Edit: formatting fixes
mans or astrange can probably elaborate.
MSVC on Windows can be 40% faster than gcc on the same platform. I think icc (Intel C Compiler) can be several times faster than gcc for some workloads.
I can write OpenCL code, that will be up to 100 times faster than plain C.
EDIT:
The reason for this, is that we still use procedural languages rather than declarative.
In declarative language I would say: "The content of this block of memory should be identical to the content of that block of memory." I would also specify that blocks are non-overlapping, if it's not possible to infer from the block definitions themselves.
Instead of this, memcopy C code describes procedure of iterative byte-by-byte copying. This is only one way out of many to do it and maybe it even was the fastest way to do it on PDP-11, but not on modern or future machines.
Similarly if you trying to micromanage your employees, you will not get most optimized result.
To have the best performance, you do not need to be Close-to-The-Metal(tm). You need to be able to express what your desired result is in the highest possible abstracted, but still correct, way.
- A very clever and complete type analysis.

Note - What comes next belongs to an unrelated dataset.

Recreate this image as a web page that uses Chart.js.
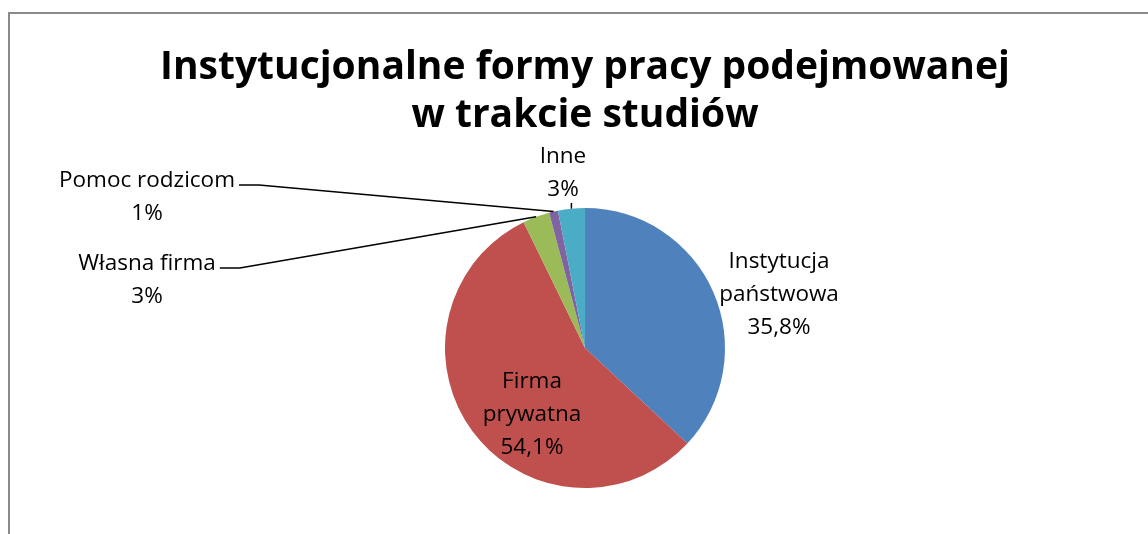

The compiler can thus optimize at best the code without runtime type-checking code.
- If possible, a flow analysis : By analysing the bounds of each function, compiler is able to remove a lot of unused code. For instance, if a variable is defined by t = 2*n and long afterwards, there's a test which check primality of t, the compiler can remove the test.
- Compile code by rewriting algorithms that "takes in mind" locality of memory, ie. all things described by U. Drepper in "What every programmers should know about computer memory", ie2. rewriting algorithms to avoid cache miss, etc...
- Automatic template-like mecanism : the compiler is able to make partial execution of the code, even in array, so all the code which can be calculated because you have the datas should be directly compiled. Imagine you have a regular expression library and you write your regexp in your code (just the regexp) : the compiler should be able to produce an automata.
- It is also said : be able to use SIMD instruction.
Because of this, it is better to compile a high-level language with a very clean semantics : you can much easily reason about your semantics and more easily rewrite some algorithms.
Does the C semantics prevent the compiler from issuing a run-time check for the (rare) aliasing case and proceed with the fast version in the common case? (probably unrolled, too?)
Out of curiosity: The code uses a special counter variable count which has to be decremented separately - is this faster than testing for dst != behind_last_dst_prt ?
(aside: my gut-feeling tells me that if the combination of C/8086 can't pull his example of at the maximum memory to processor transfer speed for sufficiently large input vectors, there is something seriously rotten ...)
Turtles. Turtles all the way down.
Translation: If your language is "Turtles" then you need to use "Turtles" all the way down the entire stack, and that includes your "Turtles" CPUs.
Inter-module optimizations (e.g., removing dead code) can occur at link time as well.
So there are better tools now that compiler writers can target to start making progress in at least one of these areas.